After this, he finally moved to Europe, the mecca of racing, where he further flourished. In 2008, he won the Formula BMW Europe Championship thumpingly – by a huge margin of 26 points, taking 7 victories in 16 races.
This was followed by an average campaign in the 2009 Formula 3 Euro Series, in which he scored 26 points including two podiums and finished ninth in the championship, but this was achieved in a field which also comprised quality drivers such as Valtteri Bottas and Jules Bianchi.
In 2010, he participated in the GP3 Series, the toughest tournament he had faced yet. GP3 attracts the best of the younger generation of drivers who are capable of moving up the ladder to Formula 1; if he could impress here then he would surely come under the radar of influential eyes.
When he began his racing endeavors there, impress he did as in a field comprising of more than 25 drivers, Gutierrez came out on top, taking 5 victories and 8 podiums on the way to winning the championship by 17 points.
Strong results automatically fast tracked his move to GP2. He had an average season with Lotus ART in 2011, in which he secured 1 victory and 2 podiums and finished 13th in the championship. The following season, he got back to his old form when he took 3 victories and 7 podiums on his way to 3rd in the championship.
In 2012, Sauber F1 team had already been impressed by his performances and signed him as their test driver for the season.
For 2013, both Sergio Perez and Kamui Kobayashi had left the team, with Perez moving to Force India, whom he is still currently with. Sauber then signed Nico Hulkenberg as their main driver and promoted Gutierrez to a race seat alongside him. For a rookie, Gutierrez enjoyed a good first season.
In 2013, Sauber was nowhere near the podium contender it was a year ago, instead it was even hard to get the car into points finishes. But Gutierrez did well.
Through that season, he secured eleven top-13 finishes and achieved the fastest lap of the race in Spain. His best result of the season came in Japan, where despite qualifying a lowly 14th, he fought back to finish 7th in the race, which remains his best finish till date.
For the following season in 2014, Sauber retained his services, but this time he was partnered with another experienced driver – Adrian Sutil. This season, the car’s performance had further declined, which resulted in the team having its worst season in over 20 years.
In addition to this, the team was also now beginning to struggle financially. Even in the midst of all these adversities, Gutierrez held his own and gave a tough fight to his teammate. In the eighteen qualifying sessions in which the duo participated, their record stands tied with both out-qualifying each other nine times apiece.

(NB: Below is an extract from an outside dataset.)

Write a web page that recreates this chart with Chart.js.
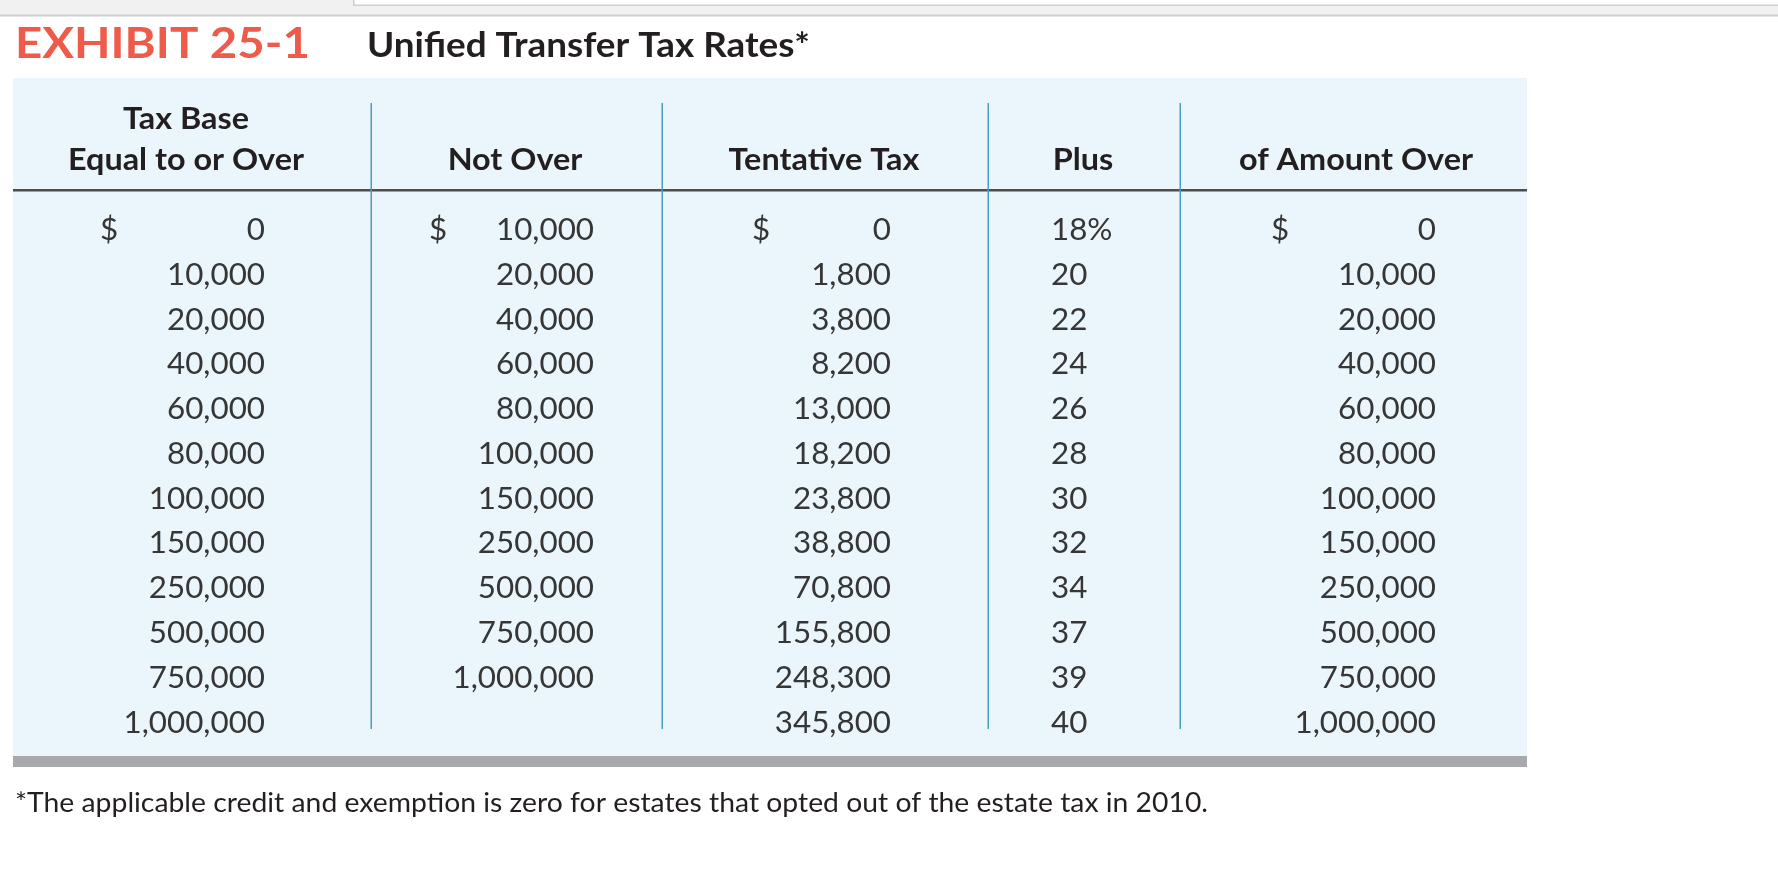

In the races too, the teammates were closely matched. In a rather forgettable season, Gutierrez still proved his mettle against Sutil, who had been in F1 for more than 6 years.
Unfortunately, Sauber did not retain him further and with no seats available elsewhere, it seemed likely that he would have to leave F1 altogether. But Ferrari provided a lifeline to the Mexican by signing him up as their reserve driver. This role at least kept him around the F1 radar should a drive emerge at any team.
With Haas F1 Team signing a major technical support deal with Ferrari which also included engine supply, it was widely expected that Ferrari would at least provide drive to one of its drivers in the fledgling team. Those expectations have indeed been proved right with the signing of Gutierrez.
Very few drivers have been awarded with second chances in this cut-throat competition, with many talented drivers disappearing in oblivion after few seasons. Gutierrez has got a golden opportunity to re-establish himself and with the talent he has showcased in the past, it would be no surprise if he succeeds in surpassing expectations even when paired against another experienced driver like Romain Grosjean.
Some interesting challenges lie ahead for the Mexican and it is to be seen how he performs in the second chapter of his F1 career.